April 2021 Vol. 76 No. 4

Business

Wyo-Ben Introduces A New Website

A new Wyo-Ben® Inc. website is live. The bentonite production leader’s homepage now features aerial footage of a Wyo-Ben production facility and bentonite “pie pan” outcroppings that create a surreal landscape at one of its Big Horn Basin resources. The homepage provides access to Wyo-Ben product line information, the Wyo-Ben Pet page, dealers and locations, and valuable driller resources including hole volume, annular velocity, HDD backreaming/pump volume, and mud recycling calculators.

The new website is just one of the ways Wyo-Ben is marking its 70th anniversary this year. It follows the release of an app that gives users convenient 24/7 access to Wyo-Ben resources no matter where they are.

“Customers value Wyo-Ben expertise,” said Tyson Smith, technical sales engineer at Wyo-Ben. “The app takes some of the most requested information,” Smith said, “and makes it available right on the user’s phone.”

The Wyo-Ben app is available at no cost in the App Store and on Google Play. For more information on the app and Wyo-Ben products, users can visit the new Wyo-Ben website at www.wyoben.com or contact their local distributor directly.    

 

70th Anniversary

Family owned and operated since 1951, Wyo-Ben is one of only five top bentonite producers. The clay’s unique properties allow Wyo-Ben to provide innovative, eco-friendly solutions ranging from drilling fluids, slurries, fluid absorption materials and seals and caps used in the drilling and civil engineering industries, to products for wine clarification, for pelletizing taconite ore, and for making the cleaning fluid used by the U.S. Treasury to make bank notes.

Wyo-Ben is also a leading provider of drilling fluids to the horizontal directional drilling (HDD) market. Wyo-Ben officials said they are planning in-person celebrations with employees of the milestone in the latter half of 2021, as the need for more restrictive social distancing precautions continues to decrease.

Later this year the website will also link users to a complete historical account of the company’s history and the evolution of the multiple, modern benefits of bentonite-based products. “The Wyo-Ben Chronicles focuses on our employees, shareholders and customers,” said Wyo-Ben President and CEO David Brown. “It goes through the very fascinating history of how a company in the base materials business 70 years ago came to be when there was very little use for bentonite and to bring it forward to today where there are so many uses for it. It’s really a compelling story.”

Brown credits founder Rockwood Brown Sr.’s foresight and business savvy for the company’s success. “Granddad was very, very industrious,” Brown said. “He was in a lot of businesses in addition to his law practice. He and his friends decided that bentonite, at some point, would be a good play.”

Rockwood founded the company now known as Wyo-Ben in Greybull, Wyoming, in 1951. Operations were based in a mill he had acquired decades earlier. Bentonite derives its name from the Fort Benton Shale Group in which it was first identified in 1890 near the Rock River in Wyoming. It is an aluminum silicate clay, whose unique properties were said to transform water into “miracle mud.”

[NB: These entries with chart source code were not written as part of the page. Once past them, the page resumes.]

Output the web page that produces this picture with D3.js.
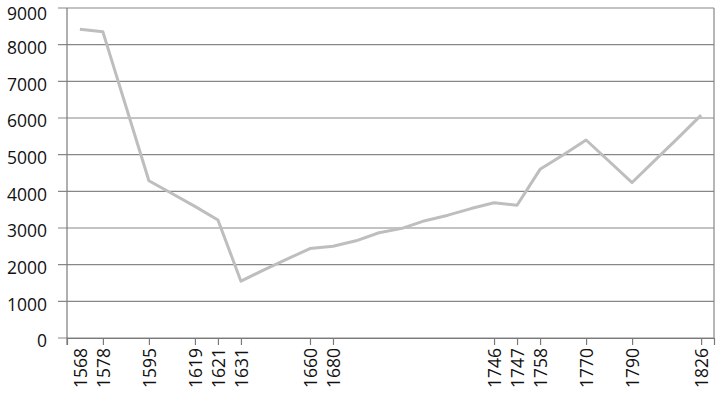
<!DOCTYPE html>
<html>
<head>
<meta charset="utf-8">
<script src="https://cdn.jsdelivr.net/npm/d3@7"></script>
<style>
  body { margin: 0; background: #fff; }
  svg text { font-family: "Open Sans", sans-serif; fill: #111; }
</style>
</head>
<body>
<div id="chart"></div>
<script>
// categories (blank = point without a label)
var years = ["1568","1578","","1595","","1619","1621","1631","","","1660","1680",
             "","","","","","","1746","1747","1758","","1770","","1790","","","1826"];
var population = [8420, 8350, 6320, 4290, 3940, 3590, 3220, 1550, 1860, 2150, 2440, 2500,
                  2650, 2870, 2990, 3200, 3350, 3530, 3690, 3620, 4600, 4990, 5400, 4820,
                  4240, 4850, 5460, 6080];
var yTicks = [0, 1000, 2000, 3000, 4000, 5000, 6000, 7000, 8000, 9000];

var width = 719, height = 397;
var margin = {top: 8, right: 5, bottom: 59, left: 67};
var w = width - margin.left - margin.right,
    h = height - margin.top - margin.bottom;

var svg = d3.select("#chart").append("svg")
            .attr("width", width)
            .attr("height", height);

var g = svg.append("g")
           .attr("transform", "translate(" + margin.left + "," + margin.top + ")");

var x = d3.scalePoint()
          .domain(d3.range(years.length))
          .range([0, w])
          .padding(0.56);

var y = d3.scaleLinear()
          .domain([0, 9000])
          .range([h, 0]);

// gridlines
g.selectAll("line.grid")
  .data(yTicks)
  .enter().append("line")
  .attr("class", "grid")
  .attr("x1", -9)
  .attr("x2", w)
  .attr("y1", function (d) { return y(d); })
  .attr("y2", function (d) { return y(d); })
  .attr("stroke", "#878787")
  .attr("stroke-width", 1.2);

// y labels (top one pushed down a little so it stays inside the picture)
g.selectAll("text.ylab")
  .data(yTicks)
  .enter().append("text")
  .attr("class", "ylab")
  .attr("x", -20)
  .attr("y", function (d) { return Math.max(y(d) + 9.3, 11.5); })
  .attr("text-anchor", "end")
  .attr("font-size", "17.5px")
  .text(function (d) { return d; });

// left axis and right border
g.append("line")
  .attr("x1", 0).attr("x2", 0)
  .attr("y1", 0).attr("y2", h + 7)
  .attr("stroke", "#7a7a7a")
  .attr("stroke-width", 1.2);

g.append("line")
  .attr("x1", w).attr("x2", w)
  .attr("y1", 0).attr("y2", h)
  .attr("stroke", "#878787")
  .attr("stroke-width", 1.2);

// x axis
var labelled = d3.range(years.length).filter(function (i) { return years[i] !== ""; });

var xAxis = g.append("g")
  .attr("transform", "translate(0," + h + ")")
  .call(d3.axisBottom(x)
          .tickValues(labelled)
          .tickSize(7)
          .tickFormat(function (i) { return years[i]; }));

xAxis.select(".domain").attr("stroke", "#7a7a7a").attr("stroke-width", 1.2);
xAxis.selectAll(".tick line").attr("stroke", "#7a7a7a").attr("stroke-width", 1.2);
// first tick mark sits on the y axis line in the original
xAxis.selectAll(".tick line").filter(function (i) { return i === 0; }).remove();
xAxis.selectAll(".tick text")
  .attr("font-size", "17.5px")
  .attr("font-family", "Open Sans, sans-serif")
  .attr("fill", "#111")
  .attr("transform", "rotate(-90)")
  .attr("text-anchor", "end")
  .attr("x", -10)
  .attr("y", 0)
  .attr("dy", "0.36em");

// series
var line = d3.line()
  .x(function (d, i) { return x(i); })
  .y(function (d) { return y(d); });

g.append("path")
  .datum(population)
  .attr("d", line)
  .attr("fill", "none")
  .attr("stroke", "#bebebe")
  .attr("stroke-width", 3)
  .attr("stroke-linejoin", "round");
</script>
</body>
</html>
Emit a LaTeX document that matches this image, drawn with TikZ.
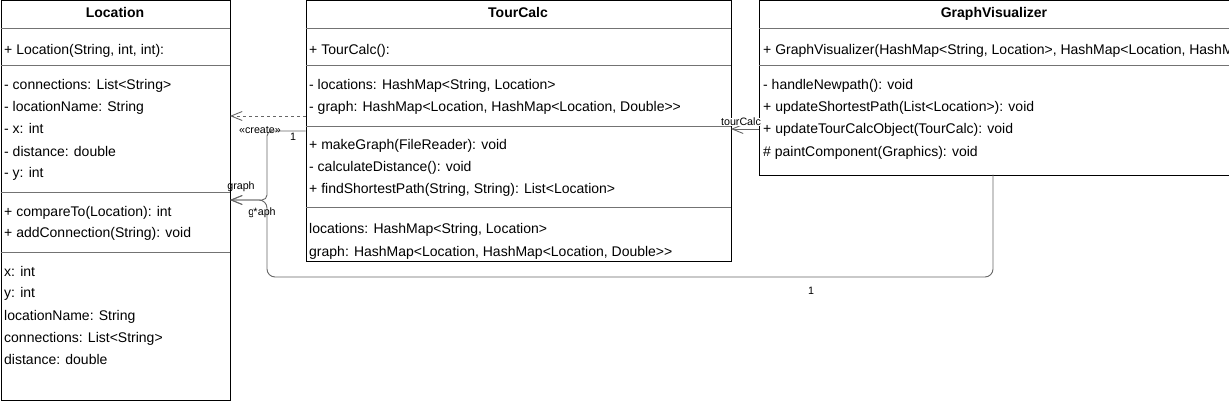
\documentclass[tikz,border=0pt]{standalone}
\usepackage{fontspec}
\setmainfont{Liberation Sans}
\usetikzlibrary{arrows.meta}
\begin{document}
\begin{tikzpicture}[x=1pt,y=-1pt,
  cls/.style={draw=black, line width=1pt, inner sep=0pt, anchor=north west, fill=white},
  sepline/.style={draw=black!55, line width=0.8pt},
  txt/.style={anchor=base west, inner sep=0pt, font=\fontsize{14}{16}\selectfont},
  ttl/.style={anchor=base, inner sep=0pt, font=\fontsize{14}{16}\selectfont\bfseries},
  conn/.style={draw=black!60, line width=0.9pt},
  lbl/.style={inner sep=0.5pt, font=\fontsize{10.7}{12}\selectfont},
  opentip/.style={-{Straight Barb[length=11pt,width=9pt]}}
]
\useasboundingbox (0,0) rectangle (1229,401);
\fill[white] (0,0) rectangle (1229,401);

% ---------- boxes ----------
\node[cls, minimum width=229pt, minimum height=399.5pt] (loc) at (0.5,0.5) {};
\node[cls, minimum width=425pt, minimum height=260pt] (tc) at (305.5,0.5) {};
\node[cls, minimum width=470pt, minimum height=174pt] (gv) at (758.5,0.5) {};

% ---------- separators ----------
\foreach \y in {28,65,192,252} \draw[sepline] (0.5,\y) -- (229.5,\y);
\foreach \y in {28,65,126,207} \draw[sepline] (305.5,\y) -- (730.5,\y);
\foreach \y in {28,65} \draw[sepline] (758.5,\y) -- (1228.5,\y);

% ---------- Location ----------
\node[ttl] (locT) at (115,18) {Location};
\node[txt] (loc1) at (4,54.5) {+ Location(String, int, int):};
\node[txt] (loc2) at (4,89.5) {- connections: List<String>};
\node[txt] (loc3) at (4,111.8) {- locationName: String};
\node[txt] (loc4) at (4,133.8) {- x: int};
\node[txt] (loc5) at (4,156.2) {- distance: double};
\node[txt] (loc6) at (4,177.8) {- y: int};
\node[txt] (loc7) at (4,216.2) {+ compareTo(Location): int};
\node[txt] (loc8) at (4,237.8) {+ addConnection(String): void};
\node[txt] (loc9) at (4,276.2) {x: int};
\node[txt] (loc10) at (4,297.8) {y: int};
\node[txt] (loc11) at (4,320.5) {locationName: String};
\node[txt] (loc12) at (4,342.8) {connections: List<String>};
\node[txt] (loc13) at (4,364.5) {distance: double};

% ---------- TourCalc ----------
\node[ttl] (tcT) at (518,18) {TourCalc};
\node[txt] (tc1) at (309,54.5) {+ TourCalc():};
\node[txt] (tc2) at (309,89.5) {- locations: HashMap<String, Location>};
\node[txt] (tc3) at (309,111.8) {- graph: HashMap<Location, HashMap<Location, Double>{}>};
\node[txt] (tc4) at (309,149.5) {+ makeGraph(FileReader): void};
\node[txt] (tc5) at (309,171.2) {- calculateDistance(): void};
\node[txt] (tc6) at (309,193.5) {+ findShortestPath(String, String): List<Location>};
\node[txt] (tc7) at (309,233.8) {locations: HashMap<String, Location>};
\node[txt] (tc8) at (309,256.2) {graph: HashMap<Location, HashMap<Location, Double>{}>};

% ---------- GraphVisualizer ----------
\node[ttl] (gvT) at (994,18) {GraphVisualizer};
\begin{scope}
  \clip (759,28.5) rectangle (1228,64.5);
  \node[txt] (gv1) at (763,54.5) {+ GraphVisualizer(HashMap<String, Location>, HashMap<Location, HashMap};
\end{scope}
\node[txt] (gv2) at (763,89.5) {- handleNewpath(): void};
\node[txt] (gv3) at (763,111.8) {+ updateShortestPath(List<Location>): void};
\node[txt] (gv4) at (763,133.8) {+ updateTourCalcObject(TourCalc): void};
\node[txt] (gv5) at (763,156.2) {\# paintComponent(Graphics): void};

% ---------- connector anchors ----------
\coordinate (crS) at (305.5,116);
\coordinate (crE) at (230,116);
\coordinate (g1S) at (305.5,131);
\coordinate (g1B) at (267,131);
\coordinate (gE) at (230,200);
\coordinate (gM) at (267,200);
\coordinate (g2S) at (993,174.5);
\coordinate (g2B) at (993,277);
\coordinate (g2C) at (267,277);
\coordinate (tkS) at (758.5,129);
\coordinate (tkE) at (731,129);

% ---------- connectors ----------
\draw[conn, dashed, dash pattern=on 3pt off 3pt, opentip] (crS) -- (crE);
\draw[conn, rounded corners=5pt, opentip] (g1S) -- (g1B) -- (gM) -- (gE);
\draw[conn, rounded corners=8pt, opentip] (g2S) -- (g2B) -- (g2C) -- (gM) -- (gE);
\draw[conn, opentip] (tkS) -- (tkE);

% ---------- labels ----------
\node[lbl] (lcreate) at (260,130) {«create»};
\node[lbl] (lone1) at (293,137) {1};
\node[lbl] (lgraph1) at (241,187) {graph};
\node[lbl] (lgraph2) at (262,213) {graph};
\node[lbl, fill=white, inner sep=0pt] (lstar) at (255.5,212) {*};
\node[lbl, fill=white] (ltour) at (741,122) {tourCalc};
\node[lbl] (lone2) at (811,291) {1};
\end{tikzpicture}
\end{document}
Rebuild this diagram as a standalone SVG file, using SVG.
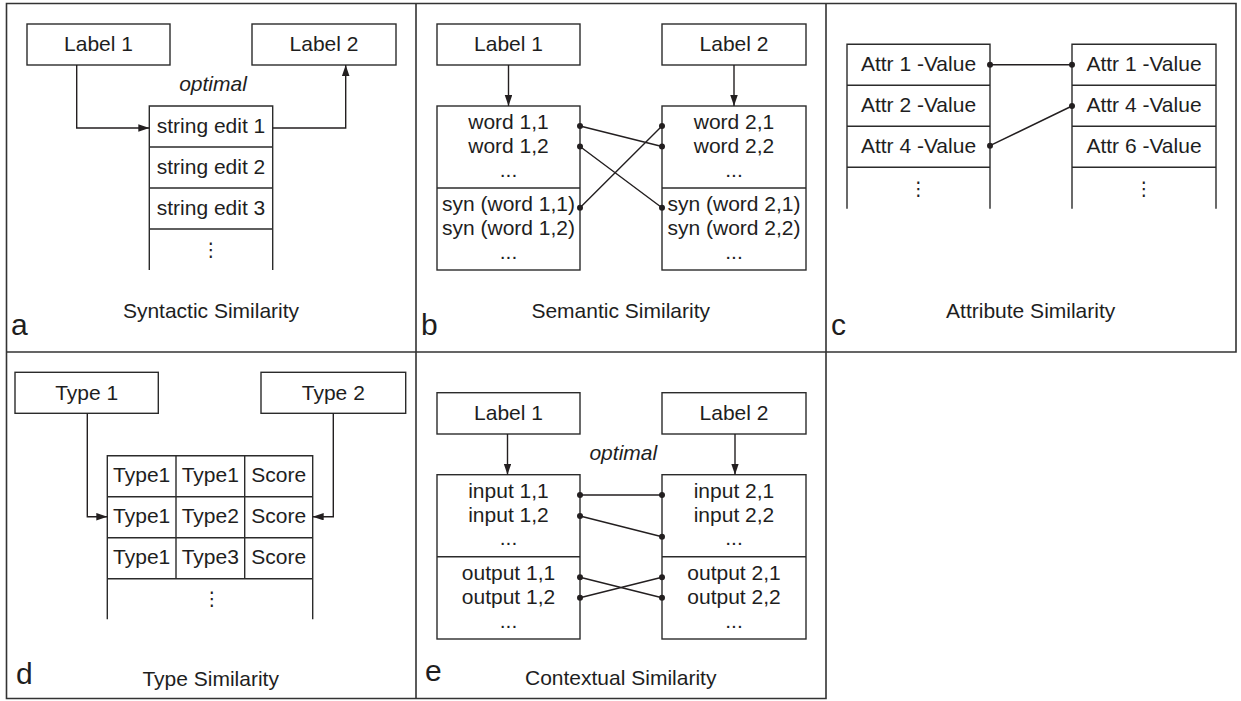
<svg xmlns="http://www.w3.org/2000/svg" width="1241" height="701" viewBox="0 0 1241 701">
<style>
  text { font-family: "Liberation Sans", Arial, sans-serif; font-size: 21px; fill: #1e1e1e; text-anchor: middle; }
  .it { font-style: italic; }
  .big { font-size: 30px; text-anchor: start; }
  .vd { font-family: "DejaVu Sans", sans-serif; font-size: 19px; }
  .box { fill: #fff; stroke: #2b2b2b; stroke-width: 1.4; }
  .ln { fill: none; stroke: #2b2b2b; stroke-width: 1.4; }
  .frame { fill: none; stroke: #333; stroke-width: 1.6; }
  .con { fill: none; stroke: #231f20; stroke-width: 1.4; }
  .arr { fill: none; stroke: #231f20; stroke-width: 1.4; marker-end: url(#ah); }
  .dot { fill: #231f20; }
</style>
<defs>
  <marker id="ah" markerUnits="userSpaceOnUse" markerWidth="12" markerHeight="8" refX="11" refY="3.75" orient="auto">
    <path d="M0,0 L11,3.75 L0,7.5 z" fill="#231f20"/>
  </marker>
</defs>
<rect width="1241" height="701" fill="#fff"/>

<g id="frames">
  <path class="frame" d="M6.5,3.5 H1236 V352 H6.5 Z M6.5,352 V698.5 H826 V3.5 M416,3.5 V698.5"/>
</g>

<!-- Panel a -->
<g id="a-label1"><rect class="box" x="27" y="24" width="143" height="41"/><text x="98.5" y="50.5">Label 1</text></g>
<g id="a-label2"><rect class="box" x="252" y="24" width="144" height="41"/><text x="324" y="50.5">Label 2</text></g>
<g id="a-table">
  <path class="ln" d="M149.3,270 V106 H272.7 V270 M149.3,147 H272.7 M149.3,188 H272.7 M149.3,229 H272.7"/>
  <text x="211" y="133.3">string edit 1</text>
  <text x="211" y="174.3">string edit 2</text>
  <text x="211" y="215.3">string edit 3</text>
  <text class="vd" x="211" y="256">⋮</text>
</g>
<g id="a-texts">
  <text class="it" x="213" y="91">optimal</text>
  <text x="211" y="318">Syntactic Similarity</text>
  <text class="big" x="11" y="335">a</text>
</g>

<!-- Panel b -->
<g id="b-label1"><rect class="box" x="437" y="24" width="143" height="41"/><text x="508.5" y="50.5">Label 1</text></g>
<g id="b-label2"><rect class="box" x="662" y="24" width="144" height="41"/><text x="734" y="50.5">Label 2</text></g>
<g id="b-left">
  <rect class="box" x="437" y="106" width="143" height="164"/>
  <path class="ln" d="M437,188 H580"/>
  <text x="508.5" y="129">word 1,1</text>
  <text x="508.5" y="153">word 1,2</text>
  <text x="508.5" y="177">...</text>
  <text x="508.5" y="211">syn (word 1,1)</text>
  <text x="508.5" y="235">syn (word 1,2)</text>
  <text x="508.5" y="259">...</text>
</g>
<g id="b-right">
  <rect class="box" x="662" y="106" width="144" height="164"/>
  <path class="ln" d="M662,188 H806"/>
  <text x="734" y="129">word 2,1</text>
  <text x="734" y="153">word 2,2</text>
  <text x="734" y="177">...</text>
  <text x="734" y="211">syn (word 2,1)</text>
  <text x="734" y="235">syn (word 2,2)</text>
  <text x="734" y="259">...</text>
</g>
<g id="b-texts">
  <text x="620.7" y="318">Semantic Similarity</text>
  <text class="big" x="421" y="335">b</text>
</g>

<!-- Panel c -->
<g id="c-left">
  <path class="ln" d="M847,208.7 V44.3 H990 V208.7 M847,85.3 H990 M847,126.3 H990 M847,167.3 H990"/>
  <text x="918.5" y="70.7">Attr 1 -Value</text>
  <text x="918.5" y="111.7">Attr 2 -Value</text>
  <text x="918.5" y="152.7">Attr 4 -Value</text>
  <text class="vd" x="918.5" y="195">⋮</text>
</g>
<g id="c-right">
  <path class="ln" d="M1072,208.7 V44.3 H1216 V208.7 M1072,85.3 H1216 M1072,126.3 H1216 M1072,167.3 H1216"/>
  <text x="1144" y="70.7">Attr 1 -Value</text>
  <text x="1144" y="111.7">Attr 4 -Value</text>
  <text x="1144" y="152.7">Attr 6 -Value</text>
  <text class="vd" x="1144" y="195">⋮</text>
</g>
<g id="c-texts">
  <text x="1030.7" y="318">Attribute Similarity</text>
  <text class="big" x="831" y="335">c</text>
</g>

<!-- Panel d -->
<g id="d-type1"><rect class="box" x="15" y="372.3" width="143.3" height="41"/><text x="86.7" y="400">Type 1</text></g>
<g id="d-type2"><rect class="box" x="261" y="372.3" width="144.7" height="41"/><text x="333.3" y="400">Type 2</text></g>
<g id="d-table">
  <path class="ln" d="M107.3,619.3 V455.7 H312.7 V619.3 M107.3,496.7 H312.7 M107.3,537.7 H312.7 M107.3,578.7 H312.7 M176,455.7 V578.7 M244.7,455.7 V578.7"/>
  <text x="141.7" y="481.7">Type1</text><text x="210.3" y="481.7">Type1</text><text x="278.7" y="481.7">Score</text>
  <text x="141.7" y="522.7">Type1</text><text x="210.3" y="522.7">Type2</text><text x="278.7" y="522.7">Score</text>
  <text x="141.7" y="563.5">Type1</text><text x="210.3" y="563.5">Type3</text><text x="278.7" y="563.5">Score</text>
  <text class="vd" x="212" y="605">⋮</text>
</g>
<g id="d-texts">
  <text x="210.7" y="686">Type Similarity</text>
  <text class="big" x="16" y="684">d</text>
</g>

<!-- Panel e -->
<g id="e-label1"><rect class="box" x="437" y="392.7" width="143" height="41.3"/><text x="508.5" y="419.5">Label 1</text></g>
<g id="e-label2"><rect class="box" x="662" y="392.7" width="144" height="41.3"/><text x="734" y="419.5">Label 2</text></g>
<g id="e-left">
  <rect class="box" x="437" y="474.7" width="143" height="164.3"/>
  <path class="ln" d="M437,556.7 H580"/>
  <text x="508.5" y="498.3">input 1,1</text>
  <text x="508.5" y="521.7">input 1,2</text>
  <text x="508.5" y="545">...</text>
  <text x="508.5" y="580">output 1,1</text>
  <text x="508.5" y="604.3">output 1,2</text>
  <text x="508.5" y="628.3">...</text>
</g>
<g id="e-right">
  <rect class="box" x="662" y="474.7" width="144" height="164.3"/>
  <path class="ln" d="M662,556.7 H806"/>
  <text x="734" y="498.3">input 2,1</text>
  <text x="734" y="521.7">input 2,2</text>
  <text x="734" y="545">...</text>
  <text x="734" y="580">output 2,1</text>
  <text x="734" y="604.3">output 2,2</text>
  <text x="734" y="628.3">...</text>
</g>
<g id="e-texts">
  <text class="it" x="623.3" y="460">optimal</text>
  <text x="620.7" y="685">Contextual Similarity</text>
  <text class="big" x="425" y="681">e</text>
</g>

<g id="connectors">
  <!-- a -->
  <path class="arr" d="M76.7,65 V128 H149.3"/>
  <path class="arr" d="M272.7,128 H345.7 V65"/>
  <!-- b -->
  <path class="arr" d="M508.5,65 V106"/>
  <path class="arr" d="M734,65 V106"/>
  <path class="con" d="M580,126 L662,146.5 M580,146.5 L662,207.7 M580,207.7 L662,126"/>
  <circle class="dot" cx="580" cy="126" r="3"/><circle class="dot" cx="580" cy="146.5" r="3"/><circle class="dot" cx="580" cy="207.7" r="3"/>
  <circle class="dot" cx="662" cy="126" r="3"/><circle class="dot" cx="662" cy="146.5" r="3"/><circle class="dot" cx="662" cy="207.7" r="3"/>
  <!-- c -->
  <path class="con" d="M990,64.7 H1072 M990,145.7 L1072,106"/>
  <circle class="dot" cx="990" cy="64.7" r="3"/><circle class="dot" cx="1072" cy="64.7" r="3"/>
  <circle class="dot" cx="990" cy="145.7" r="3"/><circle class="dot" cx="1072" cy="106" r="3"/>
  <!-- d -->
  <path class="arr" d="M87.3,413.3 V516.7 H107.3"/>
  <path class="arr" d="M333.3,413.3 V516.7 H312.7"/>
  <!-- e -->
  <path class="arr" d="M507.5,434 V474.7"/>
  <path class="arr" d="M735,434 V474.7"/>
  <path class="con" d="M580,495 H662 M580,516 L662,536.7 M580,577.3 L662,597.7 M580,597.7 L662,577.3"/>
  <circle class="dot" cx="580" cy="495" r="3"/><circle class="dot" cx="580" cy="516" r="3"/><circle class="dot" cx="580" cy="577.3" r="3"/><circle class="dot" cx="580" cy="597.7" r="3"/>
  <circle class="dot" cx="662" cy="495" r="3"/><circle class="dot" cx="662" cy="536.7" r="3"/><circle class="dot" cx="662" cy="577.3" r="3"/><circle class="dot" cx="662" cy="597.7" r="3"/>
</g>
</svg>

Bentonite had seen small scale use in a wide variety of applications prior to that time, including dubious elixirs, women’s cosmetics, and spa applications such as facials and mud baths, the clay’s greatest commercial utility at that time may have been in manufacturing, where it improved the quality of casting molds.

Oil and water drillers, who at first used the clay as a grout to seal or cap a well, soon discovered the many benefits of adding bentonite to drilling fluid. As an additive, bentonite improved the drilling fluid’s ability to efficiently suspend and evacuate cuttings from the bore, stabilize bore hole walls, improving circulation and return, and lubricate a drill string’s components and cutting tools. Demand for the fledging company’s products for the drilling industry rose from 15,000 tons its first year to 50,000 tons by 1956. 

In the following decades, the Greybull plant was upgraded and expanded several times. Two mills and processing facilities were added with access to additional bentonite reserves, the first in Lovell, Wyoming, in 1978 and a third in Thermopolis, Wyoming, by 1980.

 

Today’s Wyo-Ben

The company remains a top provider of drilling fluid solutions, which includes significant sales within the HDD industry. John Wornom, Wyo-Ben vice president of sales and marketing, said “The trenchless market is very important to Wyo-Ben.”

Brown described today’s Wyo-Ben as a diversified materials supplier rather than as just a drilling fluid company. “Wyo-Ben continues to grow in the traditional bentonite markets to the extent that those markets are growing, but there are also new markets.”

Brown said the booming success of the company prior to the ‘80s oil crisis and its ability to survive it is testimony to the industry savvy and leadership of the founder’s children: Keith, Neal, Rockwood Jr. and Barbara Brown. Together with R.E. Dansby, a former Halliburton employee, the Browns formed the Wyo-Ben Products Co known today for its innovation and responsiveness to customer needs across an increasing wide array of markets.